New directorate to promote coordination, coherence in HE and skills

Norway is to launch a Directorate of Higher Education and Skills on 1 July, and has announced the appointment of Sveinung Skule as its director general.

“A main goal is to contribute to greater coordination and coherence within the area of higher education and skills policy across vocational schools, university colleges and universities,” Skule told University World News.

Another goal was to “administer a broad array of programmes and measures efficiently to the benefit of the education sector and working life. Internally, as well as towards relevant sectors, we must continue to develop digital ways of working that we established during the pandemic,” Skule said.

Skule (55), who is currently director of Skills Norway, has also been director general of the Nordic Institute for Studies in Innovation, Research and Education; research director at Oslo Metropolitan University and head of analysis, international work and skills in the education ministry.

His big new directorate will include some 400 employees in four cities. It is bringing together all or parts of numerous agencies with functions related to higher education and skills, ICT, research, quality assurance and access.

In late May, when cabinet appointed Skule as director general for six years, Norway’s Minister of Research and Higher Education Henrik Asheim said: “A new and common directorate will contribute to making our higher education system more accessible so that more people can have the education they need to live good and independent lives.”

Skule, he added, had “solid and relevant experience within the responsibilities of the new directorate”, which would enable him to lead its establishment and forge a sound direction for future work.

University World News asked Skule how he sees the responsibilities of the directorate.

“Higher education has a crucial role in providing highly qualified graduates and new skills to the demands and expectations of society. Universities and other institutions within higher education must seek to constantly enhance the quality of education offered to present and future students,” he responded.

“Also, we will assist the higher education sector in providing further and continuing education and lifelong learning in more flexible manners, according to the needs of an increasingly diverse student group in terms of social backgrounds, age and geographical location. The directorate will be a key actor in incentivising and supporting efforts towards quality, flexibility and accessibility.”

Norway has been through two decades of university mergers and reforms. What might be the priorities in future?

“The pace of mergers and structural changes among universities and university colleges has slowed down, leaving more room to focus on quality and flexibility,” said Skule. “I am firmly convinced that higher education institutions will continue to develop in line with changing societal needs, which I believe the sector is highly motivated to do.

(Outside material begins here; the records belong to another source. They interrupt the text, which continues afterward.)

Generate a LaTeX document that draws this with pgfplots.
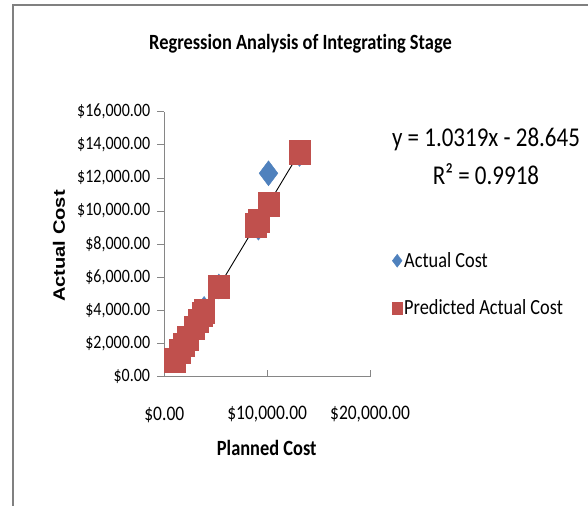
\documentclass[border=0pt]{standalone}
\usepackage{pgfplots}
\pgfplotsset{compat=1.18}
\usepackage{fontspec}
\setmainfont{Carlito}[Ligatures=NoCommon]
\newfontfamily\arialfont{Liberation Sans}
\definecolor{xlblue}{HTML}{4F81BD}
\definecolor{xlred}{HTML}{C0504D}
\definecolor{axgray}{HTML}{868686}
\definecolor{framegray}{HTML}{808080}

% planned cost, actual cost
\pgfplotstableread{
x y
1000 1100
1500 1450
1900 2050
2300 2200
2900 2800
3300 3560
3700 3700
3870 4090
5300 5450
8900 9260
9150 9000
10130 12280
13150 13450
}\actualdata
% planned cost, predicted = 1.0319x - 28.645
\pgfplotstableread{
x y
1000 1003.3
1500 1519.2
1900 1932.0
2300 2344.7
2900 2963.9
3300 3376.6
3700 3789.4
3870 3964.8
5300 5440.4
8900 9155.3
9150 9413.3
10130 10424.5
13150 13540.8
}\predicted

\begin{document}
\begin{tikzpicture}
\path[use as bounding box] (0,0) rectangle (588bp,506bp);
\draw[framegray, line width=2bp] (13bp,0) -- (13bp,501bp) -- (588bp,501bp);
\begin{axis}[
  at={(164.3bp,129.3bp)}, anchor=south west,
  scale only axis, width=205.7bp, height=265bp,
  xmin=0, xmax=20000, ymin=0, ymax=16000,
  scaled ticks=false,
  axis x line*=bottom, axis y line*=left,
  axis line style={axgray, line width=0.8bp},
  clip=false,
  tick align=inside, major tick length=7bp,
  every major tick/.append style={axgray, line width=0.8bp},
  every major y tick/.append style={xshift=-7bp},
  xtick={0,10000,20000},
  xticklabels={{\$0.00},{\$10,000.00},{\$20,000.00}},
  ytick={0,2000,...,16000},
  yticklabels={{\$0.00},{\$2,000.00},{\$4,000.00},{\$6,000.00},{\$8,000.00},{\$10,000.00},{\$12,000.00},{\$14,000.00},{\$16,000.00}},
  /pgf/number format/assume math mode=true,
  xticklabel style={font=\fontsize{17.5bp}{20bp}\selectfont, yscale=1.18, anchor=center, yshift=-32bp},
  yticklabel style={font=\fontsize{16bp}{19bp}\selectfont, yscale=1.18, anchor=east, inner sep=0pt, xshift=-14bp},
  title={Regression Analysis of Integrating Stage},
  every axis title/.style={at={(0.662,1.2555)}, anchor=center, font=\bfseries\fontsize{18.4bp}{22bp}\selectfont, yscale=1.18},
  xlabel={Planned Cost},
  every axis x label/.style={at={(0.498,-0.269)}, anchor=center, font=\bfseries\fontsize{18.4bp}{22bp}\selectfont, yscale=1.18},
  ylabel={Actual Cost},
  every axis y label/.style={at={(-0.512,0.493)}, anchor=center, rotate=90, xscale=1.22, font=\arialfont\bfseries\fontsize{16.5bp}{20bp}\selectfont},
  legend image code/.code={\draw[#1] plot coordinates {(0bp,0bp)};},
  legend cell align=left,
  legend style={at={(1.107,0.348)}, anchor=west, draw=none, fill=none, inner sep=0pt,
    font=\fontsize{18.3bp}{22bp}\selectfont, row sep=26bp,
    nodes={inner sep=2bp, yscale=1.18},
    /tikz/every even column/.append style={column sep=2bp}},
]
\addplot[only marks, mark=diamond*, mark size=12.5bp, color=xlblue,
  legend image post style={mark size=6.5bp}] table {\actualdata};
\addlegendentry{Actual Cost}
\addplot[only marks, mark=square*, mark size=10.3bp, mark options={yscale=1.15}, color=xlred,
  legend image post style={mark size=5bp}] table {\predicted};
\addlegendentry{Predicted Actual Cost}
\addplot[black, line width=0.9bp, no marks, forget plot] coordinates {(1000,1003.3) (13150,13540.8)};
\end{axis}
\node[font=\fontsize{23bp}{27bp}\selectfont, yscale=1.18] at (486bp,367bp) {y = 1.0319x - 28.645};
\node[font=\fontsize{23bp}{27bp}\selectfont, yscale=1.18] at (486bp,332bp) {R² = 0.9918};
\end{tikzpicture}
\end{document}
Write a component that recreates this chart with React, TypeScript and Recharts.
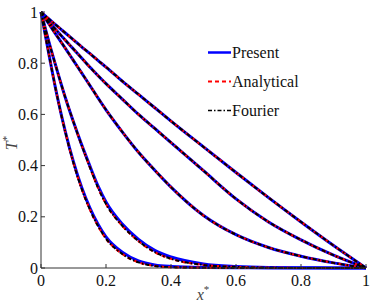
import { LineChart, Line, XAxis, YAxis, Legend } from "recharts";

// x* positions shared by all profiles
const xs = [0, 0.025, 0.05, 0.075, 0.1, 0.125, 0.15, 0.175, 0.2, 0.25, 0.3, 0.35, 0.4, 0.5, 0.6, 0.7, 0.8, 0.9, 1];

// T* profiles, from the flattest (latest time) to the steepest (earliest)
const analytical1 = [1, 0.972, 0.945, 0.918, 0.891, 0.864, 0.838, 0.811, 0.785, 0.73, 0.678, 0.626, 0.574, 0.473, 0.373, 0.275, 0.18, 0.088, 0];
const analytical2 = [1, 0.96, 0.925, 0.89, 0.855, 0.82, 0.785, 0.752, 0.72, 0.66, 0.6, 0.545, 0.49, 0.38, 0.27, 0.18, 0.11, 0.05, 0];
const analytical3 = [1, 0.952, 0.905, 0.858, 0.81, 0.762, 0.714, 0.665, 0.618, 0.532, 0.452, 0.382, 0.316, 0.205, 0.13, 0.08, 0.046, 0.02, 0];
const analytical4 = [1, 0.88, 0.77, 0.665, 0.57, 0.48, 0.395, 0.315, 0.25, 0.165, 0.105, 0.062, 0.036, 0.012, 0.004, 0.001, 0, 0, 0];
const analytical5 = [1, 0.83, 0.67, 0.53, 0.41, 0.31, 0.23, 0.165, 0.115, 0.055, 0.022, 0.008, 0.003, 0.001, 0, 0, 0, 0, 0];

// present solution sits a touch above in the tails of the early profiles
const present4 = [1, 0.88, 0.77, 0.665, 0.57, 0.482, 0.4, 0.322, 0.258, 0.172, 0.112, 0.069, 0.043, 0.016, 0.006, 0.002, 0.001, 0, 0];
const present5 = [1, 0.83, 0.67, 0.532, 0.414, 0.315, 0.236, 0.172, 0.122, 0.062, 0.028, 0.012, 0.006, 0.002, 0.001, 0, 0, 0, 0];

const present = [analytical1, analytical2, analytical3, present4, present5];
const analytical = [analytical1, analytical2, analytical3, analytical4, analytical5];
const fourier = [analytical1, analytical2, analytical3, analytical4, analytical5];

const xTicks = [0, 0.2, 0.4, 0.6, 0.8, 1];
const yTicks = [0, 0.2, 0.4, 0.6, 0.8, 1];
const legendNames = ["Present", "Analytical", "Fourier"];

const data = xs.map((x, i) => {
  const row: Record<string, number> = { x };
  present.forEach((s, k) => (row[`p${k}`] = s[i]));
  analytical.forEach((s, k) => (row[`a${k}`] = s[i]));
  fourier.forEach((s, k) => (row[`f${k}`] = s[i]));
  return row;
});

const FONT = "Liberation Serif, Times New Roman, Times, DejaVu Serif, Noto Serif, serif";
const AXIS = "#333";

const BottomTick = (p: any) => (
  <g>
    <line x1={p.x} x2={p.x} y1={p.y} y2={p.y - 4} stroke={AXIS} />
    <text x={p.x} y={p.y + 18} textAnchor="middle" fontSize={16} style={{ fontFamily: FONT }} fill="#111">
      {String(p.payload.value)}
    </text>
  </g>
);

const LeftTick = (p: any) => (
  <g>
    <line x1={p.x} x2={p.x + 4} y1={p.y} y2={p.y} stroke={AXIS} />
    <text x={p.x - 3} y={p.y} dy="0.35em" textAnchor="end" fontSize={16} style={{ fontFamily: FONT }} fill="#111">
      {String(p.payload.value)}
    </text>
  </g>
);

const TopTick = (p: any) => <line x1={p.x} x2={p.x} y1={p.y} y2={p.y + 4} stroke={AXIS} />;
const RightTick = (p: any) => <line x1={p.x} x2={p.x - 4} y1={p.y} y2={p.y} stroke={AXIS} />;

const legendStyles = [
  { stroke: "#0000ff", width: 2.5, dash: undefined },
  { stroke: "#ff0000", width: 2, dash: "4 3" },
  { stroke: "#000000", width: 1.5, dash: "4 2 1.5 2" },
];

const LegendContent = () => (
  <div style={{ fontFamily: FONT, fontSize: 16, color: "#111" }}>
    {legendNames.map((name, i) => (
      <div key={name} style={{ display: "flex", alignItems: "center", height: 29 }}>
        <svg width={25} height={29}>
          <line
            x1={1}
            x2={24}
            y1={14.5}
            y2={14.5}
            stroke={legendStyles[i].stroke}
            strokeWidth={legendStyles[i].width}
            strokeDasharray={legendStyles[i].dash}
          />
        </svg>
        <span>{name}</span>
      </div>
    ))}
  </div>
);

export default function App() {
  return (
    <div style={{ position: "absolute", left: 0, top: 0, background: "#fff" }}>
      <LineChart width={374} height={304} data={data} margin={{ top: 12, right: 8, bottom: 0, left: 0 }}>
        <XAxis
          dataKey="x"
          type="number"
          domain={[0, 1]}
          ticks={xTicks}
          height={36}
          tickLine={false}
          tickSize={0}
          tickMargin={0}
          stroke={AXIS}
          tick={BottomTick}
          label={{
            position: "insideBottom",
            content: () => (
              <text x={203} y={300} textAnchor="middle" style={{ fontFamily: FONT }} fontSize={16} fill="#444">
                <tspan fontStyle="italic">x</tspan>
                <tspan fontSize={11} dy={-7}>*</tspan>
              </text>
            ),
          }}
        />
        <XAxis
          xAxisId="top"
          orientation="top"
          dataKey="x"
          type="number"
          domain={[0, 1]}
          ticks={xTicks}
          height={0}
          tickLine={false}
          tickSize={0}
          tickMargin={0}
          stroke={AXIS}
          tick={TopTick}
        />
        <YAxis
          type="number"
          domain={[0, 1]}
          ticks={yTicks}
          width={41}
          tickLine={false}
          tickSize={0}
          tickMargin={0}
          stroke={AXIS}
          tick={LeftTick}
          label={{
            position: "insideLeft",
            content: () => (
              <text
                x={17}
                y={143}
                textAnchor="middle"
                transform="rotate(-90, 17, 143)"
                style={{ fontFamily: FONT }}
                fontSize={16}
                fill="#444"
              >
                <tspan fontStyle="italic">T</tspan>
                <tspan fontSize={11} dy={-7}>*</tspan>
              </text>
            ),
          }}
        />
        <YAxis
          yAxisId="right"
          orientation="right"
          type="number"
          domain={[0, 1]}
          ticks={yTicks}
          width={0}
          tickLine={false}
          tickSize={0}
          tickMargin={0}
          stroke={AXIS}
          tick={RightTick}
        />
        <Legend
          layout="vertical"
          align="center"
          verticalAlign="middle"
          content={LegendContent}
          wrapperStyle={{ left: 207, top: 38, width: 150, height: 90 }}
        />
        {present.map((_, k) => (
          <Line
            key={`p${k}`}
            dataKey={`p${k}`}
            type="monotone"
            stroke="#0000ff"
            strokeWidth={3}
            dot={false}
            isAnimationActive={false}
            legendType="none"
          />
        ))}
        {analytical.map((_, k) => (
          <Line
            key={`a${k}`}
            dataKey={`a${k}`}
            type="monotone"
            stroke="#ff0000"
            strokeWidth={2.2}
            strokeDasharray="4 3"
            dot={false}
            isAnimationActive={false}
            legendType="none"
          />
        ))}
        {fourier.map((_, k) => (
          <Line
            key={`f${k}`}
            dataKey={`f${k}`}
            type="monotone"
            stroke="#000000"
            strokeWidth={2}
            strokeDasharray="4 2 1.5 2"
            dot={false}
            isAnimationActive={false}
            legendType="none"
          />
        ))}
      </LineChart>
    </div>
  );
}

“The next Long-Term Plan for Research and Higher Education, which will be presented in October 2022, will set new goals and be an important steering instrument for the further development of higher education in Norway. The directorate will participate in preparation of the plan with input and advice, and will also play a role in its implementation.”

The COVID-19 pandemic has disrupted the international work of higher education institutions. University World News asked whether the new directorate would be able to support the sector in getting back on track with internationalisation.

“The pandemic has, more than anything, underscored the importance of global cooperation and this is a strong concern of the new directorate,” said Skule.

“Enhancing international cooperation on all levels is a core aspect of our mandate, closely linked with the aim to develop quality in Norwegian education.

“We will work together with the Norwegian higher education sector to follow up governmental strategies on international cooperation and mobility in a European and global context.

“Fortunately, we experience strong interest in international cooperation projects and increased student mobility, despite the negative effects of closed borders during COVID-19,” he added.

“Our dialogue with higher education institutions, and the high number of applications to our international programmes, makes us optimistic about the future.”